The macro-expanded implementation is still being figured out. However, the following is a working demo of making Foo::bar different from foo.bar:

struct Foo {
    data: i32,
}

impl Foo {
    fn new(data: i32) -> Self {
    Self{data}
    }
}

// begin macro generated content

// macro input:
// #[patchable]
// impl Foo {
//     fn bar(self) {
//         println!("hello from bar! This foo object has data: {}", self.data);
//     }
// }

impl Foo {
    #[allow(non_upper_case_globals)]
    const bar: i32 = 0;
}

trait FnTrait { // final implementation will use mangled names
    fn bar(self);
}

impl FnTrait for Foo {
    fn bar(self) {
    println!("hello from bar! This foo object has data: {}", self.data);
    }
}

// end macro generated content

// test
fn main() {
    let foo = Foo::new(100); // just gives foo some instance data
    foo.bar(); // Has access to self, and the data  -^-----------^
    println!("{:?}", Foo::bar); // Foo::bar is a const i32; totally different!
}

I really like the fact that foo.bar is actually a method, and that foo.bar.hotpatch isn't allowed. Forcing the use of Foo::bar.hotpatch cements the idea that the method is patched for all instances.
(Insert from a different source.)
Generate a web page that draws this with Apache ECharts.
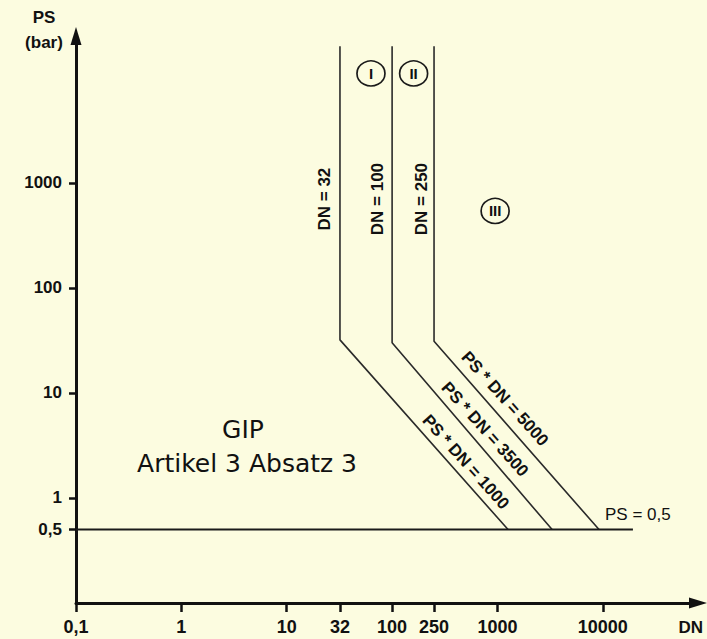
<!DOCTYPE html>
<html>
<head>
<meta charset="utf-8">
<script src="https://cdn.jsdelivr.net/npm/echarts@6/dist/echarts.min.js"></script>
<style>
  html, body { margin: 0; padding: 0; background: #fcfce0; }
  #chart { width: 707px; height: 639px; }
</style>
</head>
<body>
<div id="chart"></div>
<script>
// ---- data ----
const xTicks = [0.1, 1, 10, 32, 100, 250, 1000, 10000];   // DN
const yTicks = [0.5, 1, 10, 100, 1000];                     // PS (bar)
const curveI   = [[32, 20000], [32, 32], [1260, 0.5]];      // DN = 32 / PS*DN = 1000
const curveII  = [[100, 20000], [100, 30], [3300, 0.5]];    // DN = 100 / PS*DN = 3500
const curveIII = [[250, 20000], [250, 31], [9200, 0.5]];    // DN = 250 / PS*DN = 5000
const psLine   = [[0.1, 0.5], [19300, 0.5]];                // PS = 0,5

const FONT = 'Liberation Sans, Arial, sans-serif';
const INK = '#111111';

function fmtTick(ticks) {
  return function (v) {
    let best = ticks[0], d = Infinity;
    ticks.forEach(t => {
      const dd = Math.abs(Math.log10(t) - Math.log10(v));
      if (dd < d) { d = dd; best = t; }
    });
    return String(best).replace('.', ',');
  };
}

function lineSeries(data) {
  return {
    type: 'line', data: data, symbol: 'none', silent: true,
    lineStyle: { color: '#2a2a2a', width: 1.6 }, z: 3
  };
}

function textSeries(pt, text, extra) {
  return {
    type: 'scatter', data: [pt], symbolSize: 0, silent: true, z: 5,
    itemStyle: { color: 'rgba(0,0,0,0)', opacity: 1 },
    label: Object.assign({
      show: true, position: 'inside', formatter: text,
      align: 'center', verticalAlign: 'middle',
      textBorderWidth: 0, textBorderColor: 'rgba(0,0,0,0)',
      fontFamily: FONT, fontSize: 17, fontWeight: 'bold', color: INK
    }, extra || {})
  };
}

function circleSeries(pt, text) {
  return {
    type: 'scatter', data: [pt], symbol: 'circle', symbolSize: [28, 25], silent: true, z: 5,
    itemStyle: { color: 'rgba(0,0,0,0)', borderColor: '#1a1a1a', borderWidth: 1.6, opacity: 1 },
    label: { show: true, position: 'inside', formatter: text, fontFamily: FONT,
             textBorderWidth: 0, textBorderColor: 'rgba(0,0,0,0)',
             fontSize: 15, fontWeight: 'bold', color: INK }
  };
}

const chart = echarts.init(document.getElementById('chart'), null, { renderer: 'svg' });
chart.setOption({
  backgroundColor: '#fcfce0',
  animation: false,
  grid: { left: 76, right: 9, top: 36, bottom: 36 },
  xAxis: {
    type: 'log', logBase: 10, min: 0.1, max: 80000,
    name: 'DN', nameLocation: 'end', nameGap: 5,
    nameTextStyle: { align: 'right', verticalAlign: 'top', padding: [16, 0, 0, 0],
                     fontFamily: FONT, fontSize: 17, fontWeight: 'bold', color: INK },
    axisLine: { show: true, onZero: false, symbol: ['none', 'triangle'], symbolSize: [11, 18],
                lineStyle: { color: '#111', width: 3 } },
    axisTick: { show: true, customValues: xTicks, length: 9, lineStyle: { color: '#111', width: 2.5 } },
    axisLabel: { customValues: xTicks, formatter: fmtTick(xTicks), margin: 15,
                 fontFamily: FONT, fontSize: 18, fontWeight: 'bold', color: INK },
    splitLine: { show: false }, minorTick: { show: false }
  },
  yAxis: {
    type: 'log', logBase: 10, min: 0.1, max: 25000,
    name: 'PS\n(bar)', nameLocation: 'end', nameGap: 6,
    nameTextStyle: { align: 'center', verticalAlign: 'middle', lineHeight: 25, padding: [0, 64, 0, 0],
                     fontFamily: FONT, fontSize: 17, fontWeight: 'bold', color: INK },
    axisLine: { show: true, onZero: false, symbol: ['none', 'triangle'], symbolSize: [11, 18],
                lineStyle: { color: '#111', width: 3 } },
    axisTick: { show: true, customValues: yTicks, length: 7, lineStyle: { color: '#111', width: 2.5 } },
    axisLabel: { customValues: yTicks, formatter: fmtTick(yTicks), margin: 14,
                 fontFamily: FONT, fontSize: 17, fontWeight: 'bold', color: INK },
    splitLine: { show: false }, minorTick: { show: false }
  },
  series: [
    lineSeries(curveI), lineSeries(curveII), lineSeries(curveIII),
    Object.assign(lineSeries(psLine), { lineStyle: { color: '#1a1a1a', width: 2 } }),
    textSeries([23, 700], 'DN = 32', { rotate: 90 }),
    textSeries([73, 700], 'DN = 100', { rotate: 90 }),
    textSeries([190, 700], 'DN = 250', { rotate: 90 }),
    textSeries([1175, 8.8], 'PS * DN = 5000', { rotate: -48 }),
    textSeries([760, 4.5], 'PS * DN = 3500', { rotate: -48 }),
    textSeries([500, 2.2], 'PS * DN = 1000', { rotate: -48 }),
    textSeries([21500, 0.7], 'PS = 0,5', { fontWeight: 'normal' }),
    textSeries([3.84, 4.5], 'GIP', { fontFamily: 'DejaVu Sans', fontSize: 25, fontWeight: 'normal' }),
    textSeries([4.2, 2.15], 'Artikel 3 Absatz 3', { fontFamily: 'DejaVu Sans', fontSize: 25, fontWeight: 'normal' }),
    circleSeries([63, 11000], 'I'),
    circleSeries([160, 11000], 'II'),
    circleSeries([950, 540], 'III')
  ]
});
</script>
</body>
</html>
Problem: trait associated functions (without self) are not privy to the same non-competition rules. This may mean a macro may need to decide whether to use the associated function implementation or the method implementation. This feels like a rustc bug to me.

Shizcow commented 3 years ago

Took a sidequest for fn_ptr branch. This fixes an intermediate issue I was having with incorrect lifetime elision on patchable types. This should be good to go next.